Maugrim_The_Reaper wrote: it's extremely loosely coupled and allowing too many statics only damages that aspect.
Again I fail to see how statics damage or destroy a loose coupled design??? Unless you use statics with globals, etc...in which case it's not the design that's flawed its your programming techniques....
Maugrim_The_Reaper wrote: Note that using a static in a class, means that class must be aware of the static's class name.
Huh??? What do you mean? If you call the static internally yes the class becomes dependant on knowing it's own name...but PHP does offer the __CLASS__ constant??? You might also be able to use the get_class()

Likewise if you call the static externally (like MFC to remove a file) yes you have to use the class name::method but again in PHP you could use get_class() on an object couldn't you? Slightly more flexible code (incase your class names change) but less clear as well. Besides I'd rather use the actual class name. I would favour easier to read code than less fragile in this case. :)
Maugrim_The_Reaper wrote: If we spend so much time discussing alternatives to direct instantiation and Singleton static calls like Class_Name::getInstance() peppering our class constructors (tight coupling) - like Registry, Service Locator and Factories, then we should apply the same measures where possible to another reason for class coupling - static methods.
You lost me there :P

Cheers :)

Posted: Fri Nov 10, 2006 3:17 am
by Maugrim_The_Reaper
I think you lost me after the first sentence ;). Just kidding...

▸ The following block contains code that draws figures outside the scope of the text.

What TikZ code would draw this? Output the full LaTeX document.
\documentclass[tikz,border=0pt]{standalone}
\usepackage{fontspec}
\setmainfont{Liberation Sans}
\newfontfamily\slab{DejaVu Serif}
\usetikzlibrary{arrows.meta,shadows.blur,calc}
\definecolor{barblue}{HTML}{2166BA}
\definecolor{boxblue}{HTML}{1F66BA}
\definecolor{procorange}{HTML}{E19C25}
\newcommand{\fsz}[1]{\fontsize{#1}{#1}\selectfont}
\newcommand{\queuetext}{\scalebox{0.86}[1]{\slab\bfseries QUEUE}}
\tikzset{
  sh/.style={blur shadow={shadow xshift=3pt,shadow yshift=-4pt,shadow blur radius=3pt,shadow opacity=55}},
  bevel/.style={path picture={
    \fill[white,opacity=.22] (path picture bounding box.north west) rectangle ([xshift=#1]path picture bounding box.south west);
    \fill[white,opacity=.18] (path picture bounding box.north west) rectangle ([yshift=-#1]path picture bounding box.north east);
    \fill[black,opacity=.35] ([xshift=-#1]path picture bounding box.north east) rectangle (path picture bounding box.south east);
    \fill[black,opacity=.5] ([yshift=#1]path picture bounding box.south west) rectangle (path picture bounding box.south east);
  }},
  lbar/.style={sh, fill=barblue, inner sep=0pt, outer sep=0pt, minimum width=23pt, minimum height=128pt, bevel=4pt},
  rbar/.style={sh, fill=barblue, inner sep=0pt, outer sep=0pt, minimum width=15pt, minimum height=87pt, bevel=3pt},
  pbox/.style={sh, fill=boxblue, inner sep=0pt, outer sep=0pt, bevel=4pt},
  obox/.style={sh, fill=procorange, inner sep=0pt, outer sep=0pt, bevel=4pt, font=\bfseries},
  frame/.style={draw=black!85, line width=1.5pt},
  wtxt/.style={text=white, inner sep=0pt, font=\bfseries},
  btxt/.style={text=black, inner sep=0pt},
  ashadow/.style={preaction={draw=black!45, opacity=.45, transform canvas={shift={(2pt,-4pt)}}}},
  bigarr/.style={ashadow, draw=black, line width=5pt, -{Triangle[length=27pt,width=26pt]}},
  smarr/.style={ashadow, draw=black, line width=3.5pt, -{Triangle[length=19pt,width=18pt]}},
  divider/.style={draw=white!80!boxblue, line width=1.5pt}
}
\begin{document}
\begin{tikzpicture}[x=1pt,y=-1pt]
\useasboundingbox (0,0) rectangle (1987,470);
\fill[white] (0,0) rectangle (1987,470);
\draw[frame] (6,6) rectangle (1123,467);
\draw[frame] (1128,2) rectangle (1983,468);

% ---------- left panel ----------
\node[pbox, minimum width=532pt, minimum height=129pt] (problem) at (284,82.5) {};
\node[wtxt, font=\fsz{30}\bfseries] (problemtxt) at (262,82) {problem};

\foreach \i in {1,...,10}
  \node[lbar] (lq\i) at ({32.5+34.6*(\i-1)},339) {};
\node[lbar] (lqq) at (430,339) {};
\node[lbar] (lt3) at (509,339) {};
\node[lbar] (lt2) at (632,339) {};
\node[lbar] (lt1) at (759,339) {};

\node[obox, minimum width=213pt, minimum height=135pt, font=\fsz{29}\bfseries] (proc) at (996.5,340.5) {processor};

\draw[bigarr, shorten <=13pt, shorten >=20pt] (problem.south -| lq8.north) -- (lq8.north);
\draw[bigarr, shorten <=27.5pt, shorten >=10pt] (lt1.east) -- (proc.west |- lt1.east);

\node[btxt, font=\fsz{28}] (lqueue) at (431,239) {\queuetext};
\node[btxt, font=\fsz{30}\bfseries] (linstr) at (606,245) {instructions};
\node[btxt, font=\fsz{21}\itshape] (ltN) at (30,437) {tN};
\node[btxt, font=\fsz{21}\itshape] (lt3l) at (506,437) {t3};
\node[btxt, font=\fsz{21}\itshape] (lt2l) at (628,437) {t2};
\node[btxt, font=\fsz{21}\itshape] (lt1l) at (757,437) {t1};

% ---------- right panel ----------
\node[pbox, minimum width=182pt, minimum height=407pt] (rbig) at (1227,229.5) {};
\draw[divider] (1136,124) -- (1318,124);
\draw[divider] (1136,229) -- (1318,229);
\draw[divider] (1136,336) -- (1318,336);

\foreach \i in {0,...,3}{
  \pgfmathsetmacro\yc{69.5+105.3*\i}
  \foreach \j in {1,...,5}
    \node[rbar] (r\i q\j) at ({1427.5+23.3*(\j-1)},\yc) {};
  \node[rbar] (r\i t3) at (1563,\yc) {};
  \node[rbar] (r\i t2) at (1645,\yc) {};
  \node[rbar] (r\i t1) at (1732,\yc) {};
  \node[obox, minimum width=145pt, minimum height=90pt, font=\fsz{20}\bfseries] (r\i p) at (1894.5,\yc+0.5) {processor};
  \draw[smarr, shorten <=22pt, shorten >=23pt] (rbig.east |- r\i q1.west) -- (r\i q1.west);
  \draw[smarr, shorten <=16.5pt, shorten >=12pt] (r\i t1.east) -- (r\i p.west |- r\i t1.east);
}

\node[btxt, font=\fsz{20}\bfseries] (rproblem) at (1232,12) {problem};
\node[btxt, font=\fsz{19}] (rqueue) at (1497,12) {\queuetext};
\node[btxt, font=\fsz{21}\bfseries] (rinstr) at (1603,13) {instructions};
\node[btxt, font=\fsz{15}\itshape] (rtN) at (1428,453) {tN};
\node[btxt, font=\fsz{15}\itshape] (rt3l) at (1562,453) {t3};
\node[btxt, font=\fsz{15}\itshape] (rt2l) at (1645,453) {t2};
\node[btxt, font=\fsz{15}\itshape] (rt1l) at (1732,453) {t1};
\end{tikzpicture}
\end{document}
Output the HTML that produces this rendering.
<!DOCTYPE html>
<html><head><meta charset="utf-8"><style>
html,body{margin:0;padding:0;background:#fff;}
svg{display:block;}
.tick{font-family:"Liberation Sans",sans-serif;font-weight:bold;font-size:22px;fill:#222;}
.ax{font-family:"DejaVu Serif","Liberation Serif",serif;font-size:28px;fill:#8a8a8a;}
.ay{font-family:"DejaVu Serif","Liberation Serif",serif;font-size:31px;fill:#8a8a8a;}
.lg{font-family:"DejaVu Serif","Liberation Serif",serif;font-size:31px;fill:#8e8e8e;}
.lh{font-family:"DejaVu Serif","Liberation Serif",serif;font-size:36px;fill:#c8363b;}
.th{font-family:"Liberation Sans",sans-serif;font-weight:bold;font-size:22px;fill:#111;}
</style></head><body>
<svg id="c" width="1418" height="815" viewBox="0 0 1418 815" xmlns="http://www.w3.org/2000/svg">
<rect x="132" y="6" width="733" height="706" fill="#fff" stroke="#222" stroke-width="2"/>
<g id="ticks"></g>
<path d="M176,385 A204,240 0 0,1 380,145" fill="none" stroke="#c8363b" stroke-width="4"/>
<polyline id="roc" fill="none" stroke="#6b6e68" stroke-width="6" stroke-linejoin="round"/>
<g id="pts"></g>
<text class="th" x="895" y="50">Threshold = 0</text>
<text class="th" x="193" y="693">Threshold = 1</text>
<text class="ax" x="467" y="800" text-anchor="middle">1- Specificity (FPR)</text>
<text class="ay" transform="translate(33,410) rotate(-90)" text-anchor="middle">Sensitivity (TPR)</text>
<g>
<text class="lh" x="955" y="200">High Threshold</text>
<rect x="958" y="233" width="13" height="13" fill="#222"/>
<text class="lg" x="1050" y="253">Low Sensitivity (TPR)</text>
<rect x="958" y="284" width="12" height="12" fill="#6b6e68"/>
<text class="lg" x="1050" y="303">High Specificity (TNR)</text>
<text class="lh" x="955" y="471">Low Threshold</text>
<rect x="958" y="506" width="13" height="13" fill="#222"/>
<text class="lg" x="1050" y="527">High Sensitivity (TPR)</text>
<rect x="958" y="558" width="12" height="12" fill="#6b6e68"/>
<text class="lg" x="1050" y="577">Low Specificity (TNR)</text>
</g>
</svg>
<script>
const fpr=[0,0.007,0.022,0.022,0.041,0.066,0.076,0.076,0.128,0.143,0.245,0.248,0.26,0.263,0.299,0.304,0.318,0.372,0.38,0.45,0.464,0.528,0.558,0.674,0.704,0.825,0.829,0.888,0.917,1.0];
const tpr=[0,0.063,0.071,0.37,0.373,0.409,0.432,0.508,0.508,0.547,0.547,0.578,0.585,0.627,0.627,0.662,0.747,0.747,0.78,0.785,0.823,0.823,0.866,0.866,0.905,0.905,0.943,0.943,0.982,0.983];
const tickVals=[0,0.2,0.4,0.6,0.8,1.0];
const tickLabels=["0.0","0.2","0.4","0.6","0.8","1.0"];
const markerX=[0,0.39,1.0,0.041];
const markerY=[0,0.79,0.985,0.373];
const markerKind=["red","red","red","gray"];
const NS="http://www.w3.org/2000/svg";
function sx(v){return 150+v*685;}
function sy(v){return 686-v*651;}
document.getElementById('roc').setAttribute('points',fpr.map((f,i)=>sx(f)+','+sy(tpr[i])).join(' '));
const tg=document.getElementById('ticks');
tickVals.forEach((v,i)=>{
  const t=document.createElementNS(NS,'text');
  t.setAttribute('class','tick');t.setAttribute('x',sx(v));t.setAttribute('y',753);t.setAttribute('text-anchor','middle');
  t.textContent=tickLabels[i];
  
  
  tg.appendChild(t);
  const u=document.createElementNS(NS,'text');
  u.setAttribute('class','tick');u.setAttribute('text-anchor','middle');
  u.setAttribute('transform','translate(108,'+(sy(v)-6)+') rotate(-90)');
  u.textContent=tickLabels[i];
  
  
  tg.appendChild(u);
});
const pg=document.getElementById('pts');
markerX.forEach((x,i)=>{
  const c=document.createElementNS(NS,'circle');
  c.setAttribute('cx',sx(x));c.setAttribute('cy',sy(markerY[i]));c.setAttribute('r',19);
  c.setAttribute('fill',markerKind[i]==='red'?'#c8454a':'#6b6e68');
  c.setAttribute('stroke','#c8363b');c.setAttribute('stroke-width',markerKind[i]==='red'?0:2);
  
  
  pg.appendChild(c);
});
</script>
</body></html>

Back in my first post I talked about the scope of a static. If you take a static method (take the ZF) called Zend::register() it has a few features. Since the class is loaded, and the static public, it's globally accessible. This has nothing to so with GLOBALS as in global variables, or anything (not sure you meant that). Namespacing is not an issue. Maybe you were looking in from another perspective?

Considering the usefulness of Zend::register() and Zend::registry(), it's reasonable to assume it will be commonly used whenever a Registry is required (there being no alternate ZF Registry implementation until 0.20). Of course using it anywhere has one impact - you need to know the class is called "Zend". This adds a dependency to other classes, and adds coupling. If I take that class, and move it to a new project I will need to edit the class, remove the dependency, and adapt a replacement Registry.

Now, if someone were to go insane and use statics simply because the method does not access the parent class's properties, or its supposedly faster, or whatever, then there could conceivably be dozens of statics floating around. They *may* in many cases be public, if so they are all globally accessible, and therefore will only end up (if used) binding classes closer together and making it even more difficult to extract a class for reuse.

That was the main point I was raising. From that perspective, statics will raise a few code smells in time. The smelly nature of the Zend statics in the ZF is already resulting in refactoring across multiple components.

I'll bypass the rest of your points - we don't actually disagree on much. ;) Your comments on MFC are on the money, and describe most libraries (unfortunately) in PHP even. Unlike the MFC, most of the PHP libs using this approach are IMO, so specific and interdependent to be perfectly useless outside the developers' intended usage - regardless of the broad number of separable tasks they may perform.

That's probably why I like the Zend Framework so much. I can mix and match from components, include optional libraries, extend and modify to my hearts content, use alternate classes, the works.